We now need to step back in time. At some point in the past probably many generations ago the mutation appears for the first time and that person is the first to have the disease. What they also have is one particular form of the close SNP. So lets say in that pioneer individual that SNP close to the new disease gene was an ‘A’.
Fast forward back to our massive SNP experiment, we want to ask a question of every SNP comparing each one between the control group and the disease group:-
“Is the frequency of the different bases that are possible at this SNP different between the control group and the disease group ?”

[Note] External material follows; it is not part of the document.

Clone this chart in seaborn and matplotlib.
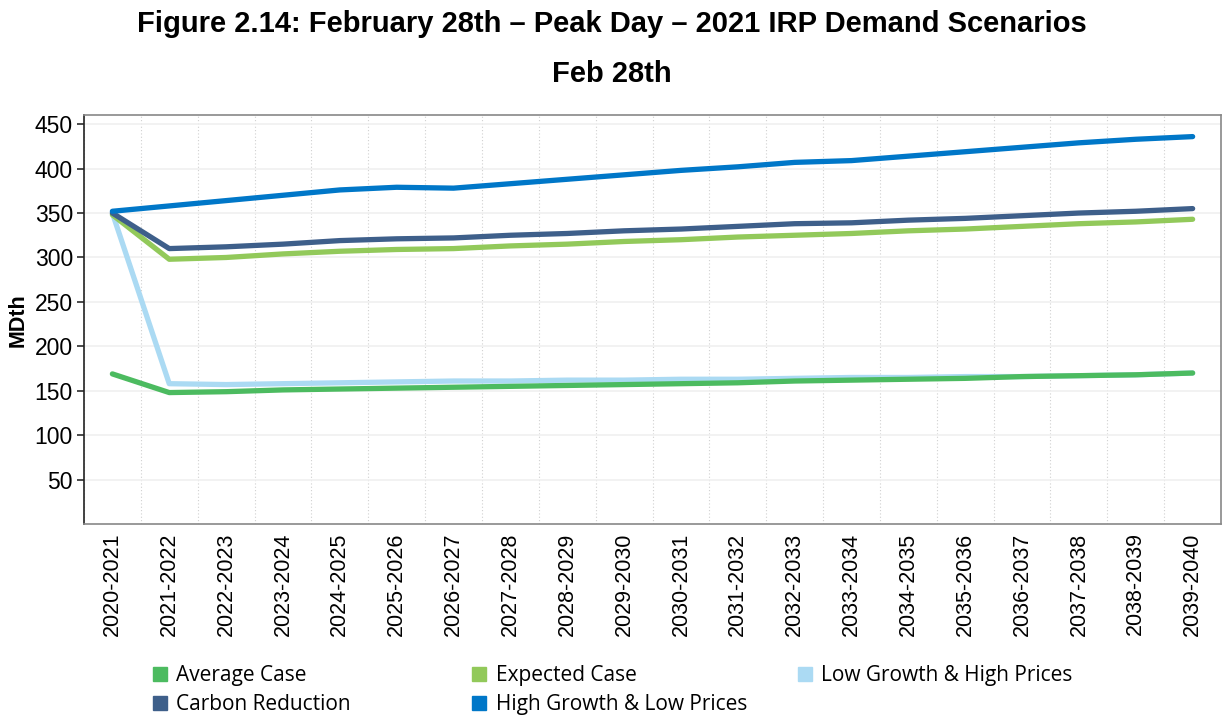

So for a SNP that is nowhere near the disease gene you would expect it to cross-over between chromosome independent of the disease gene so the frequency of A,C,G and T would be the same in both control and disease groups. BUT when we come to our SNP close to the disease gene lets say we only ever find ‘A’ (the original version of the SNP that was found in the pioneer) in the disease group and find an even distribution in the control group :-
control A 25%, C 25%, G 25%, T 25%
disease A 100%,C 0%, G 0%, T 0%we can see that there is something odd happening here. This particular SNP is associated with the disease group and this means that it is linked (remember linkage, above?) to the disease. In this case scientists would look very closely at the human genome sequence and work out which genes are close to this SNP, they become candidate genes likely to be responsible for the disease.
5. Polygenic disease
The reason why GWAS is such a popular method is that it can look for associations between a disease and many genes. All of the complex diseases that scientists are studying such as heart disease, cancer, diabetes, neurological disease are caused by mutations in more than one gene. GWAS studies comparing patients with these disease to controls reveal many SNPs that are associated with the disease and many candidate genes. These genes then become the focus of further work to determine what their role in the disease is.So, statistical genomics encompasses the mathematical methodologies used to analyse the data from experiments such as GWAS. As you can imagine you have base frequencies from thousands of SNPs in two populations and you need to work out which SNPs are likely to be linked to the disease. In reality it’s not 100% of one base pair in disease against an even distribution in control, but a much closer mix of numbers. We build statistical models of these SNPs to allow us to decide with confidence which are the ones of interest.
Principles like this are used right across biology for example in plant breeding to find which genes are responsible for which traits (fruit colour, taste, yield) using similar methods.
So sorry for the very long answer, but I hoped you’d be interested in getting a full answer rather than a not very informative one-liner.